La webtax tiene ancora banco nella discussione della legge di stabilità. Anzi, il suo primo ideatore, Ernesto Carbone (Pd), ha appena rilanciato con un emendamento che non mancherà di far discutere: invece di pensare alla partita iva obbligatoria, si taglia la testa al toro e viene proposta una modifica alla nozione di “stabile organizzazione” per la legge italiana. In soldoni, chi utilizza in modo tecnologicamente stabile la Rete italiana è azienda che opera in Italia. Una rivoluzione possibile?
All’epoca delle polemiche e fortissimi contrasti per la cosiddetta webtax, cancellata in Senato e ricopiata alla Camera, aveva detto con un tweet rivolto a Webnews «il meglio deve ancora venire». Le cose sembrano in effetti stare proprio così. Basta leggere la Relazione Illustrativa del gruppo di lavoro radunatosi attorno a questa proposta, composto di ingegneri e giuristi, per capire che si tratta di un rilancio in grande stile.
@VivianiMarco @webnewsit il meglio deve ancora venire…
— Ernesto Carbone (@ernestocarbone) November 26, 2013
L’emendamento sulle imposte dirette
La premessa dell’emendamento introdotto già in sede di commissione Bilancio è che, in materia d’imposte dirette, i redditi d’impresa di soggetti non residenti sono tassati in Italia solo se derivano da attività esercitate mediante «stabile organizzazione». Ma oggi, con l’avvento delle tecnologie informatiche e Internet, le imprese straniere che prestano stabilmente servizi in Italia non hanno la necessità di avvalersi sul territorio nazionale di una sede in senso tradizionale. Questo è il punto che l’emendamento cerca di risolvere aggiungendo un comma all’articolo 162 del TUIR, il Testo Unico sulle Imposte Dirette.
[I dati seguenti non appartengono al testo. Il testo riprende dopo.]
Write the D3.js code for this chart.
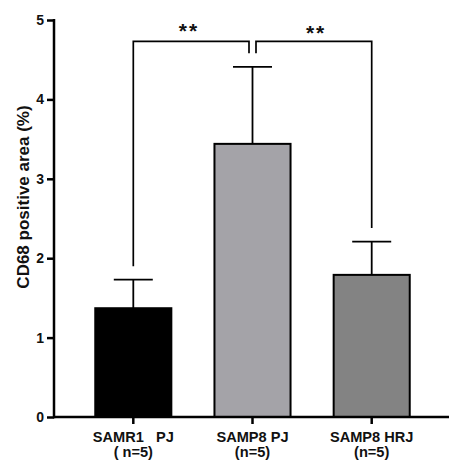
<!DOCTYPE html>
<html>
<head>
<meta charset="utf-8">
<script src="https://cdn.jsdelivr.net/npm/d3@7"></script>
<style>
  body { margin: 0; background: #fff; }
  svg { display: block; font-family: "Liberation Sans", Arial, sans-serif; }
</style>
</head>
<body>
<div id="chart"></div>
<script>
'use strict';

// data
var groups = ["SAMR1   PJ", "SAMP8 PJ", "SAMP8 HRJ"];
var groupN = ["( n=5)", "(n=5)", "(n=5)"];
var means = [1.37, 3.44, 1.79];
var sds = [0.36, 0.97, 0.42];
var fills = ["#000000", "#a4a3a8", "#838383"];
var yTicks = [0, 1, 2, 3, 4, 5];
var comparisons = [
    { a: 0, b: 1, label: "**" },
    { a: 1, b: 2, label: "**" }
];

var width = 449, height = 462;
var plotLeft = 54, plotTop = 20, plotBottom = 417;

var svg = d3.select("#chart").append("svg")
    .attr("width", width)
    .attr("height", height);

var x = d3.scaleBand()
    .domain(d3.range(groups.length))
    .range([73.7, 431.3])
    .paddingInner(0.345)
    .paddingOuter(0.1725);

var y = d3.scaleLinear()
    .domain([0, 5])
    .range([plotBottom, plotTop]);

function cx(i) { return x(i) + x.bandwidth() / 2; }

// bars
svg.selectAll(".bar")
    .data(means)
    .enter().append("rect")
    .attr("class", "bar")
    .attr("x", function (d, i) { return x(i) + 1; })
    .attr("width", x.bandwidth() - 2)
    .attr("y", function (d) { return y(d); })
    .attr("height", function (d) { return y(0) - y(d); })
    .attr("fill", function (d, i) { return fills[i]; })
    .attr("stroke", "#000")
    .attr("stroke-width", 2);

// error bars (upper only)
var capW = 39;
var eb = svg.selectAll(".err")
    .data(means)
    .enter().append("g")
    .attr("class", "err")
    .attr("stroke", "#000")
    .attr("stroke-width", 1.8);
eb.append("line")
    .attr("x1", function (d, i) { return cx(i); })
    .attr("x2", function (d, i) { return cx(i); })
    .attr("y1", function (d) { return y(d); })
    .attr("y2", function (d, i) { return y(d + sds[i]); });
eb.append("line")
    .attr("x1", function (d, i) { return cx(i) - capW / 2; })
    .attr("x2", function (d, i) { return cx(i) + capW / 2; })
    .attr("y1", function (d, i) { return y(d + sds[i]); })
    .attr("y2", function (d, i) { return y(d + sds[i]); });

// axes
var yAxis = svg.append("g")
    .attr("transform", "translate(" + plotLeft + ",0)")
    .call(d3.axisLeft(y).tickValues(yTicks).tickSize(7).tickPadding(3).tickFormat(d3.format("d")));
yAxis.select(".domain").attr("d", "M0," + (plotTop - 1) + "V" + (plotBottom + 1.2));
yAxis.selectAll("line, path").attr("stroke", "#000").attr("stroke-width", 2.5);
yAxis.selectAll("text")
    .attr("fill", "#111")
    .attr("font-size", 14)
    .attr("font-weight", "bold")
    .attr("font-family", "Liberation Sans, Arial, sans-serif");

svg.append("line")
    .attr("x1", plotLeft).attr("x2", width)
    .attr("y1", plotBottom).attr("y2", plotBottom)
    .attr("stroke", "#000").attr("stroke-width", 2.5);

svg.selectAll(".xtick")
    .data(groups)
    .enter().append("line")
    .attr("x1", function (d, i) { return cx(i); })
    .attr("x2", function (d, i) { return cx(i); })
    .attr("y1", plotBottom)
    .attr("y2", plotBottom + 7)
    .attr("stroke", "#000").attr("stroke-width", 2.5);

var xl = svg.selectAll(".xlabel")
    .data(groups)
    .enter().append("text")
    .attr("text-anchor", "middle")
    .attr("font-size", 14.6)
    .attr("font-weight", "bold")
    .attr("fill", "#111");
xl.append("tspan")
    .attr("x", function (d, i) { return cx(i); })
    .attr("y", 442)
    .style("white-space", "pre")
    .text(function (d) { return d; });
xl.append("tspan")
    .attr("x", function (d, i) { return cx(i); })
    .attr("y", 457)
    .style("white-space", "pre")
    .text(function (d, i) { return groupN[i]; });

svg.append("text")
    .attr("transform", "translate(28.5," + 197 + ") rotate(-90)")
    .attr("text-anchor", "middle")
    .attr("font-size", 17)
    .attr("font-weight", "bold")
    .attr("fill", "#111")
    .text("CD68 positive area (%)");

// significance brackets
var bracketVal = 4.73, gap = 0.17, midGap = 3.5;
comparisons.forEach(function (c, k) {
    var xa = cx(c.a) + (k === 1 ? midGap : 0);
    var xb = cx(c.b) - (k === 0 ? midGap : 0);
    var ya = y(means[c.a] + sds[c.a] + gap);
    var yb = y(means[c.b] + sds[c.b] + gap);
    var yt = y(bracketVal);
    svg.append("path")
        .attr("d", "M" + xa + "," + ya + "V" + yt + "H" + xb + "V" + yb)
        .attr("fill", "none")
        .attr("stroke", "#000")
        .attr("stroke-width", 1.7);
    svg.append("text")
        .attr("x", (cx(c.a) + cx(c.b)) / 2 - (k === 0 ? 4 : -4))
        .attr("y", yt - 3.5 + k * 2.5)
        .attr("text-anchor", "middle")
        .attr("font-size", 21)
        .attr("font-weight", "bold")
        .attr("letter-spacing", 2)
        .attr("fill", "#111")
        .text(c.label);
});
</script>
</body>
</html>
E che così recita:
Costituisce stabile organizzazione l’utilizzo abituale della rete nazionale, sia essa fissa, mobile o satellitare, per trasmettere dati da elaboratori elettronici, localizzati anche al di fuori del territorio nazionale, verso indirizzi IP italiani, al fine di fornire servizi online, ivi inclusi quelli consistenti in tutte le azioni poste in essere al fine di attribuire maggiore visibilità sulla rete internet al fruitore del servizio, compresi banner o finestre di pop up visualizzati nelle pagine web, indicizzazione e visualizzazione di link sponsorizzati sui motori di ricerca, annunci pubblicitari trasmessi via email, visualizzati all’interno di social network o per mezzo di applicazioni su dispositivi mobili.
Se spacchetti, ti tasso
La proposta andrà vagliata con attenzione nei prossimi giorni, e non mancherà certo di far esplodere il conflitto con le multinazionali tech, che i ben informati dicono essere già riuscite a fare pressioni sul Ministero del Tesoro per seppellire la proposta sulle partite iva sulla base della mancata cornice europea. Con questo comma, infatti, si individuano i fornitori di servizi come il diplay advertsing, serch engine, email advertising, social media advertising e si afferma, molto nettamente, che la trasmissione dati, cioè la commutazione di pacchetto, è la versione in bit delle caratteristiche fisiche delle aziende di una volta. In termini più tecnici, viene spiegato così:
È possibile determinare la frequenza, e quindi l’abitualità, con cui determinati pacchetti, provenienti da un preciso indirizzo IP (univoco per ogni elaboratore sulla rete), attraversano i dispositivi di instradamento dei provider nazionali, avendo come destinazione finale ulteriori indirizzi IP relativi ad elaboratori (client) localizzati sul territorio italiano.
Pertanto, un flusso di dati con un elevato tasso, presuppone sia un preciso target di riferimento per il business sia la costante fruizione di infrastrutture di rete localizzate sul territorio nazionale, da cui si possa evincere una nuova forma di stabile organizzazione.
Facebook e Google non diventano italiane
La proposta di Carbone non pretende ovviamente di far diventare italiana un’azienda che non lo è. L’escamotage stabilisce che operano in Italia seguendo il testo sulle imposte dirette e scavalca l’obbligatorietà di aprire una partita iva, facendo rientrare le attività dell’azienda sotto la tassazione nazionale, in tutto e per tutto, senza distinzioni con le aziende tricolore che pagano già quelle tasse (notoriamente più alte). Per ottenere questo scopo, si sostiene che tutti coloro che anche dall’estero indirizzano servizi verso IP italiani operano in Italia. Difficile dire quanto possa essere accolto e quali siano le conseguenze giuridiche ed economiche di questo assunto. Di certo non passerà inosservato.